#### Stored data

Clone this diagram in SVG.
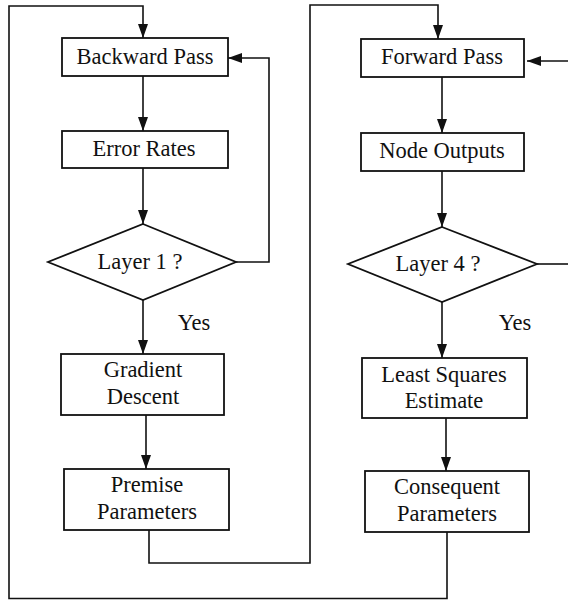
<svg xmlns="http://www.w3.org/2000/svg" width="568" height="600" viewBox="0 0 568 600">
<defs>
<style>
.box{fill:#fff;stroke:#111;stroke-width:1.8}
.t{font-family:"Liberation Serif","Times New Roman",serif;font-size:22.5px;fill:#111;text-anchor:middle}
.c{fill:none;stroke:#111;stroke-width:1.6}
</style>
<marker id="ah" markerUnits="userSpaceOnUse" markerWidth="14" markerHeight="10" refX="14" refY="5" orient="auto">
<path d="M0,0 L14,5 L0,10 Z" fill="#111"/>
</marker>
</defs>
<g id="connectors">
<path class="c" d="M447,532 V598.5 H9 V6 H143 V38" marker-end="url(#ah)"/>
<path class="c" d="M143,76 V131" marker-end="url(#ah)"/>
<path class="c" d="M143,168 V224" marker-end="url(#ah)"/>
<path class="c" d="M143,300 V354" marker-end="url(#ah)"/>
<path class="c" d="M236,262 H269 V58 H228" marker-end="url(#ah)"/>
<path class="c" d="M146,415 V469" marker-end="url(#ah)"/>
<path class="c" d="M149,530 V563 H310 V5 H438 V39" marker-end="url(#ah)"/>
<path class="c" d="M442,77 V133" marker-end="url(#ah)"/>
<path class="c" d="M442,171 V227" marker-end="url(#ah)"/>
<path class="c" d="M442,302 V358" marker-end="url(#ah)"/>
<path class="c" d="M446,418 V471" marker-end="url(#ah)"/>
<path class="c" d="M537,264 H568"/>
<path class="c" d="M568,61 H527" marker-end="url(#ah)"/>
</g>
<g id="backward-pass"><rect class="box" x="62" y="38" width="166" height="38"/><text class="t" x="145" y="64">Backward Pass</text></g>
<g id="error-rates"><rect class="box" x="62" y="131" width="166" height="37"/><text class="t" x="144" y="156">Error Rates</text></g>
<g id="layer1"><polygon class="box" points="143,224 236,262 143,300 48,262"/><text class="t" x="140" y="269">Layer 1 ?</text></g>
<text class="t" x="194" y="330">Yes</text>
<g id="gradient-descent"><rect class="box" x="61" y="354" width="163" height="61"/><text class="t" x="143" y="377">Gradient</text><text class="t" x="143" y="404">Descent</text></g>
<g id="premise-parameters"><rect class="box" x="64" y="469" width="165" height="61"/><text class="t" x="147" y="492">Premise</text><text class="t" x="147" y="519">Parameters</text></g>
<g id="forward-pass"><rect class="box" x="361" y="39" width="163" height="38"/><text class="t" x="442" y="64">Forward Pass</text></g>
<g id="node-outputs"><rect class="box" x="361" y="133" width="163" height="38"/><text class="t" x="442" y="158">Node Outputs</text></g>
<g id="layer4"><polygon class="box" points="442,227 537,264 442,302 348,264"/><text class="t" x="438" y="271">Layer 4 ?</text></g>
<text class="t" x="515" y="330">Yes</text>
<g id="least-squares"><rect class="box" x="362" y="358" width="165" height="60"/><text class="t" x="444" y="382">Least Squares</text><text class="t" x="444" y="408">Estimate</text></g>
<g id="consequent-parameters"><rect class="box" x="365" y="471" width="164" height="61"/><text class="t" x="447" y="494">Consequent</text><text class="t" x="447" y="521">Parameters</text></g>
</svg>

########

* _What needs to be done_
Exclude the pictures, and transcribe all of the material exactly.

* _Written response_
Clone this diagram in SVG.
<svg xmlns="http://www.w3.org/2000/svg" width="568" height="600" viewBox="0 0 568 600">
<defs>
<style>
.box{fill:#fff;stroke:#111;stroke-width:1.8}
.t{font-family:"Liberation Serif","Times New Roman",serif;font-size:22.5px;fill:#111;text-anchor:middle}
.c{fill:none;stroke:#111;stroke-width:1.6}
</style>
<marker id="ah" markerUnits="userSpaceOnUse" markerWidth="14" markerHeight="10" refX="14" refY="5" orient="auto">
<path d="M0,0 L14,5 L0,10 Z" fill="#111"/>
</marker>
</defs>
<g id="connectors">
<path class="c" d="M447,532 V598.5 H9 V6 H143 V38" marker-end="url(#ah)"/>
<path class="c" d="M143,76 V131" marker-end="url(#ah)"/>
<path class="c" d="M143,168 V224" marker-end="url(#ah)"/>
<path class="c" d="M143,300 V354" marker-end="url(#ah)"/>
<path class="c" d="M236,262 H269 V58 H228" marker-end="url(#ah)"/>
<path class="c" d="M146,415 V469" marker-end="url(#ah)"/>
<path class="c" d="M149,530 V563 H310 V5 H438 V39" marker-end="url(#ah)"/>
<path class="c" d="M442,77 V133" marker-end="url(#ah)"/>
<path class="c" d="M442,171 V227" marker-end="url(#ah)"/>
<path class="c" d="M442,302 V358" marker-end="url(#ah)"/>
<path class="c" d="M446,418 V471" marker-end="url(#ah)"/>
<path class="c" d="M537,264 H568"/>
<path class="c" d="M568,61 H527" marker-end="url(#ah)"/>
</g>
<g id="backward-pass"><rect class="box" x="62" y="38" width="166" height="38"/><text class="t" x="145" y="64">Backward Pass</text></g>
<g id="error-rates"><rect class="box" x="62" y="131" width="166" height="37"/><text class="t" x="144" y="156">Error Rates</text></g>
<g id="layer1"><polygon class="box" points="143,224 236,262 143,300 48,262"/><text class="t" x="140" y="269">Layer 1 ?</text></g>
<text class="t" x="194" y="330">Yes</text>
<g id="gradient-descent"><rect class="box" x="61" y="354" width="163" height="61"/><text class="t" x="143" y="377">Gradient</text><text class="t" x="143" y="404">Descent</text></g>
<g id="premise-parameters"><rect class="box" x="64" y="469" width="165" height="61"/><text class="t" x="147" y="492">Premise</text><text class="t" x="147" y="519">Parameters</text></g>
<g id="forward-pass"><rect class="box" x="361" y="39" width="163" height="38"/><text class="t" x="442" y="64">Forward Pass</text></g>
<g id="node-outputs"><rect class="box" x="361" y="133" width="163" height="38"/><text class="t" x="442" y="158">Node Outputs</text></g>
<g id="layer4"><polygon class="box" points="442,227 537,264 442,302 348,264"/><text class="t" x="438" y="271">Layer 4 ?</text></g>
<text class="t" x="515" y="330">Yes</text>
<g id="least-squares"><rect class="box" x="362" y="358" width="165" height="60"/><text class="t" x="444" y="382">Least Squares</text><text class="t" x="444" y="408">Estimate</text></g>
<g id="consequent-parameters"><rect class="box" x="365" y="471" width="164" height="61"/><text class="t" x="447" y="494">Consequent</text><text class="t" x="447" y="521">Parameters</text></g>
</svg>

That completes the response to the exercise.